§ The request
Exactly repeat all the records below, omitting the images they hold.

§ The input
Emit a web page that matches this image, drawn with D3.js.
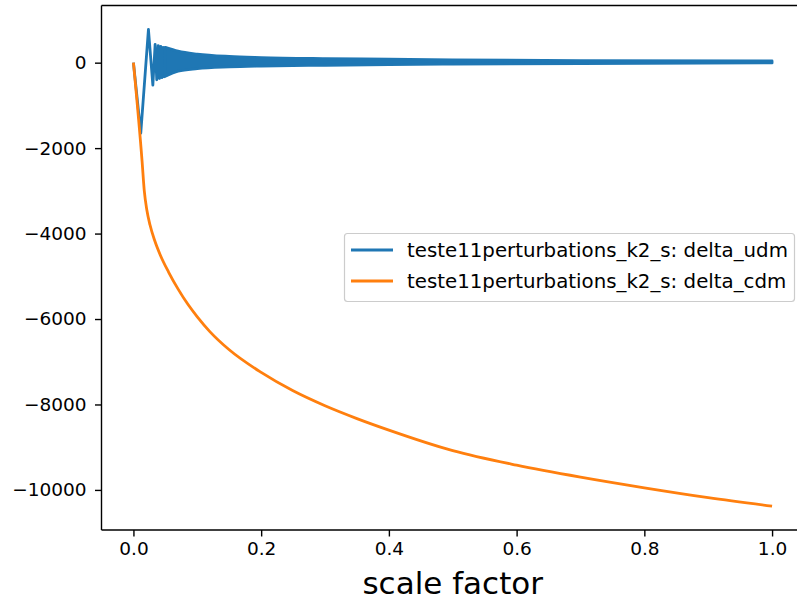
<!DOCTYPE html>
<html>
<head>
<meta charset="utf-8">
<script src="https://cdn.jsdelivr.net/npm/d3@7"></script>
<style>
  html, body { margin: 0; padding: 0; background: #fff; }
  text { font-family: "DejaVu Sans", sans-serif; }
</style>
</head>
<body>
<svg id="chart" width="797" height="601"></svg>
<script>
// ---------------- data ----------------
const seriesNames = ["teste11perturbations_k2_s: delta_udm", "teste11perturbations_k2_s: delta_cdm"];
const seriesColors = ["#1f77b4", "#ff7f0e"];

// delta_cdm (orange) : scale factor / value
const cdmA   = [0, 0.0135, 0.017, 0.021, 0.026, 0.033, 0.042, 0.055, 0.07, 0.085, 0.1, 0.12, 0.15, 0.2, 0.25, 0.3, 0.35, 0.4, 0.5, 0.6, 0.7, 0.8, 0.9, 1.0];
const cdmVal = [0, -2300, -3000, -3450, -3800, -4150, -4500, -4900, -5300, -5650, -5950, -6300, -6720, -7250, -7680, -8030, -8330, -8600, -9080, -9420, -9700, -9950, -10180, -10380];

// delta_udm (blue) : resolved early oscillations
const udmA   = [0, 0.0115, 0.0235, 0.0304, 0.034, 0.0365, 0.0388, 0.0408, 0.0428, 0.0446, 0.0464, 0.048, 0.0496, 0.051];
const udmVal = [0, -1650, 780, -525, 430, -400, 400, -370, 380, -350, 360, -330, 350, -320];

// delta_udm (blue) : envelope of the dense oscillation band
const bandA     = [0.05, 0.07, 0.1, 0.15, 0.2, 0.3, 0.4, 0.5, 0.7, 1.0];
const bandUpper = [360, 270, 200, 145, 120, 95, 80, 65, 50, 40];
const bandLower = [-320, -200, -140, -100, -80, -60, -45, -35, -20, -5];

const xTicks = [0, 0.2, 0.4, 0.6, 0.8, 1.0];
const yTicks = [0, -2000, -4000, -6000, -8000, -10000];
const xLabel = "scale factor";

// ---------------- layout ----------------
const svg = d3.select("#chart");
const mLeft = 101.5, mRight = 804, mTop = 5.5, mBottom = 530;

const allX = cdmA.concat(udmA, bandA);
const allY = cdmVal.concat(udmVal, bandUpper, bandLower);
const xMin = d3.min(allX), xMax = d3.max(allX);
const yMin = d3.min(allY), yMax = d3.max(allY);
const xPad = (xMax - xMin) * 0.05, yPad = (yMax - yMin) * 0.05;

const x = d3.scaleLinear().domain([xMin - xPad, xMax + xPad]).range([mLeft, mRight]);
const y = d3.scaleLinear().domain([yMin - yPad, yMax + yPad]).range([mBottom, mTop]);

const fmtY = d => (d < 0 ? "\u2212" + Math.abs(d) : String(d));

// clip
svg.append("defs").append("clipPath").attr("id", "clip")
  .append("rect").attr("x", mLeft).attr("y", mTop).attr("width", mRight - mLeft).attr("height", mBottom - mTop);

const plot = svg.append("g").attr("clip-path", "url(#clip)");

// blue series
const lw = 2.8;
plot.append("path")
  .datum(udmA.map((a, i) => [a, udmVal[i]]))
  .attr("d", d3.line().x(d => x(d[0])).y(d => y(d[1])))
  .attr("fill", "none").attr("stroke", seriesColors[0]).attr("stroke-width", lw)
  .attr("stroke-linejoin", "round");

plot.append("path")
  .datum(bandA.map((a, i) => [a, bandLower[i], bandUpper[i]]))
  .attr("d", d3.area().x(d => x(d[0])).y0(d => y(d[1])).y1(d => y(d[2])).curve(d3.curveMonotoneX))
  .attr("fill", seriesColors[0]).attr("stroke", seriesColors[0]).attr("stroke-width", lw)
  .attr("stroke-linejoin", "round");

// orange series
plot.append("path")
  .datum(cdmA.map((a, i) => [a, cdmVal[i]]))
  .attr("d", d3.line().x(d => x(d[0])).y(d => y(d[1])).curve(d3.curveMonotoneX))
  .attr("fill", "none").attr("stroke", seriesColors[1]).attr("stroke-width", lw)
  .attr("stroke-linejoin", "round").attr("stroke-linecap", "butt");

// axes
const xAxis = d3.axisBottom(x).tickValues(xTicks).tickFormat(d3.format(".1f")).tickSizeOuter(0).tickSize(6.5).tickPadding(5);
const yAxis = d3.axisLeft(y).tickValues(yTicks).tickFormat(fmtY).tickSizeOuter(0).tickSize(6.5).tickPadding(8.5);

const gx = svg.append("g").attr("transform", `translate(0,${mBottom})`).call(xAxis);
const gy = svg.append("g").attr("transform", `translate(${mLeft},0)`).call(yAxis);
[gx, gy].forEach(g => {
  g.select(".domain").remove();
  g.selectAll(".tick line").attr("stroke", "#000").attr("stroke-width", 1.4);
  g.selectAll(".tick text").attr("fill", "#000").style("font-size", "18.5px").style("font-family", "DejaVu Sans");
});

// spines (left, bottom, top; right falls outside view)
svg.append("line").attr("x1", mLeft).attr("x2", mLeft).attr("y1", mTop).attr("y2", mBottom).attr("stroke", "#000").attr("stroke-width", 1.4);
svg.append("line").attr("x1", mLeft).attr("x2", mRight).attr("y1", mBottom).attr("y2", mBottom).attr("stroke", "#000").attr("stroke-width", 1.4);
svg.append("line").attr("x1", mLeft).attr("x2", mRight).attr("y1", mTop).attr("y2", mTop).attr("stroke", "#000").attr("stroke-width", 1.4);

// x label
svg.append("text").attr("x", (mLeft + mRight) / 2).attr("y", 594)
  .attr("text-anchor", "middle").style("font-size", "31px").attr("fill", "#000").text(xLabel);

// legend
const lg = svg.append("g");
lg.append("rect").attr("x", 344.5).attr("y", 233.5).attr("width", 450).attr("height", 68)
  .attr("rx", 3).attr("fill", "#fff").attr("fill-opacity", 0.8).attr("stroke", "#cccccc").attr("stroke-width", 1.2);
seriesNames.forEach((name, i) => {
  const yy = 250 + i * 31;
  lg.append("line").attr("x1", 351).attr("x2", 393).attr("y1", yy).attr("y2", yy)
    .attr("stroke", seriesColors[i]).attr("stroke-width", lw);
  lg.append("text").attr("x", 407).attr("y", yy + 7).style("font-size", "19.8px").attr("fill", "#000").text(name);
});
</script>
</body>
</html>
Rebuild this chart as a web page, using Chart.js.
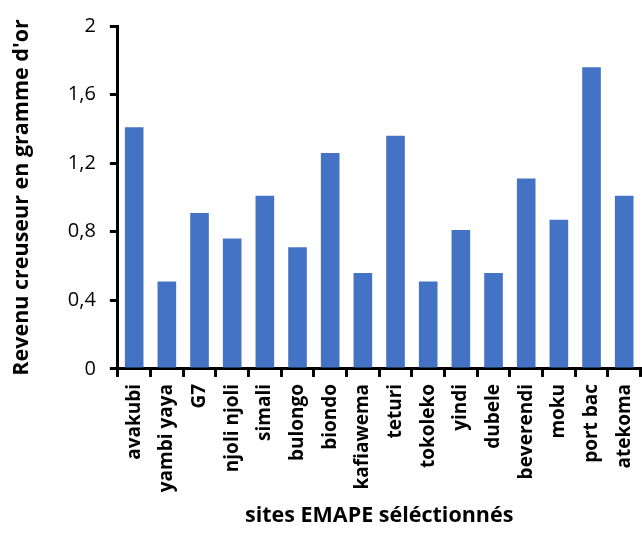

§ Full response
Emit a web page that matches this image, drawn with D3.js.
<!DOCTYPE html>
<html>
<head>
<meta charset="utf-8">
<script src="https://cdn.jsdelivr.net/npm/d3@7"></script>
<style>
  html, body { margin: 0; padding: 0; background: #fff; }
  text { font-family: "DejaVu Sans", sans-serif; }
</style>
</head>
<body>
<svg id="chart" width="797" height="601"></svg>
<script>
// ---------------- data ----------------
const seriesNames = ["teste11perturbations_k2_s: delta_udm", "teste11perturbations_k2_s: delta_cdm"];
const seriesColors = ["#1f77b4", "#ff7f0e"];

// delta_cdm (orange) : scale factor / value
const cdmA   = [0, 0.0135, 0.017, 0.021, 0.026, 0.033, 0.042, 0.055, 0.07, 0.085, 0.1, 0.12, 0.15, 0.2, 0.25, 0.3, 0.35, 0.4, 0.5, 0.6, 0.7, 0.8, 0.9, 1.0];
const cdmVal = [0, -2300, -3000, -3450, -3800, -4150, -4500, -4900, -5300, -5650, -5950, -6300, -6720, -7250, -7680, -8030, -8330, -8600, -9080, -9420, -9700, -9950, -10180, -10380];

// delta_udm (blue) : resolved early oscillations
const udmA   = [0, 0.0115, 0.0235, 0.0304, 0.034, 0.0365, 0.0388, 0.0408, 0.0428, 0.0446, 0.0464, 0.048, 0.0496, 0.051];
const udmVal = [0, -1650, 780, -525, 430, -400, 400, -370, 380, -350, 360, -330, 350, -320];

// delta_udm (blue) : envelope of the dense oscillation band
const bandA     = [0.05, 0.07, 0.1, 0.15, 0.2, 0.3, 0.4, 0.5, 0.7, 1.0];
const bandUpper = [360, 270, 200, 145, 120, 95, 80, 65, 50, 40];
const bandLower = [-320, -200, -140, -100, -80, -60, -45, -35, -20, -5];

const xTicks = [0, 0.2, 0.4, 0.6, 0.8, 1.0];
const yTicks = [0, -2000, -4000, -6000, -8000, -10000];
const xLabel = "scale factor";

// ---------------- layout ----------------
const svg = d3.select("#chart");
const mLeft = 101.5, mRight = 804, mTop = 5.5, mBottom = 530;

const allX = cdmA.concat(udmA, bandA);
const allY = cdmVal.concat(udmVal, bandUpper, bandLower);
const xMin = d3.min(allX), xMax = d3.max(allX);
const yMin = d3.min(allY), yMax = d3.max(allY);
const xPad = (xMax - xMin) * 0.05, yPad = (yMax - yMin) * 0.05;

const x = d3.scaleLinear().domain([xMin - xPad, xMax + xPad]).range([mLeft, mRight]);
const y = d3.scaleLinear().domain([yMin - yPad, yMax + yPad]).range([mBottom, mTop]);

const fmtY = d => (d < 0 ? "\u2212" + Math.abs(d) : String(d));

// clip
svg.append("defs").append("clipPath").attr("id", "clip")
  .append("rect").attr("x", mLeft).attr("y", mTop).attr("width", mRight - mLeft).attr("height", mBottom - mTop);

const plot = svg.append("g").attr("clip-path", "url(#clip)");

// blue series
const lw = 2.8;
plot.append("path")
  .datum(udmA.map((a, i) => [a, udmVal[i]]))
  .attr("d", d3.line().x(d => x(d[0])).y(d => y(d[1])))
  .attr("fill", "none").attr("stroke", seriesColors[0]).attr("stroke-width", lw)
  .attr("stroke-linejoin", "round");

plot.append("path")
  .datum(bandA.map((a, i) => [a, bandLower[i], bandUpper[i]]))
  .attr("d", d3.area().x(d => x(d[0])).y0(d => y(d[1])).y1(d => y(d[2])).curve(d3.curveMonotoneX))
  .attr("fill", seriesColors[0]).attr("stroke", seriesColors[0]).attr("stroke-width", lw)
  .attr("stroke-linejoin", "round");

// orange series
plot.append("path")
  .datum(cdmA.map((a, i) => [a, cdmVal[i]]))
  .attr("d", d3.line().x(d => x(d[0])).y(d => y(d[1])).curve(d3.curveMonotoneX))
  .attr("fill", "none").attr("stroke", seriesColors[1]).attr("stroke-width", lw)
  .attr("stroke-linejoin", "round").attr("stroke-linecap", "butt");

// axes
const xAxis = d3.axisBottom(x).tickValues(xTicks).tickFormat(d3.format(".1f")).tickSizeOuter(0).tickSize(6.5).tickPadding(5);
const yAxis = d3.axisLeft(y).tickValues(yTicks).tickFormat(fmtY).tickSizeOuter(0).tickSize(6.5).tickPadding(8.5);

const gx = svg.append("g").attr("transform", `translate(0,${mBottom})`).call(xAxis);
const gy = svg.append("g").attr("transform", `translate(${mLeft},0)`).call(yAxis);
[gx, gy].forEach(g => {
  g.select(".domain").remove();
  g.selectAll(".tick line").attr("stroke", "#000").attr("stroke-width", 1.4);
  g.selectAll(".tick text").attr("fill", "#000").style("font-size", "18.5px").style("font-family", "DejaVu Sans");
});

// spines (left, bottom, top; right falls outside view)
svg.append("line").attr("x1", mLeft).attr("x2", mLeft).attr("y1", mTop).attr("y2", mBottom).attr("stroke", "#000").attr("stroke-width", 1.4);
svg.append("line").attr("x1", mLeft).attr("x2", mRight).attr("y1", mBottom).attr("y2", mBottom).attr("stroke", "#000").attr("stroke-width", 1.4);
svg.append("line").attr("x1", mLeft).attr("x2", mRight).attr("y1", mTop).attr("y2", mTop).attr("stroke", "#000").attr("stroke-width", 1.4);

// x label
svg.append("text").attr("x", (mLeft + mRight) / 2).attr("y", 594)
  .attr("text-anchor", "middle").style("font-size", "31px").attr("fill", "#000").text(xLabel);

// legend
const lg = svg.append("g");
lg.append("rect").attr("x", 344.5).attr("y", 233.5).attr("width", 450).attr("height", 68)
  .attr("rx", 3).attr("fill", "#fff").attr("fill-opacity", 0.8).attr("stroke", "#cccccc").attr("stroke-width", 1.2);
seriesNames.forEach((name, i) => {
  const yy = 250 + i * 31;
  lg.append("line").attr("x1", 351).attr("x2", 393).attr("y1", yy).attr("y2", yy)
    .attr("stroke", seriesColors[i]).attr("stroke-width", lw);
  lg.append("text").attr("x", 407).attr("y", yy + 7).style("font-size", "19.8px").attr("fill", "#000").text(name);
});
</script>
</body>
</html>
Rebuild this chart as a web page, using Chart.js.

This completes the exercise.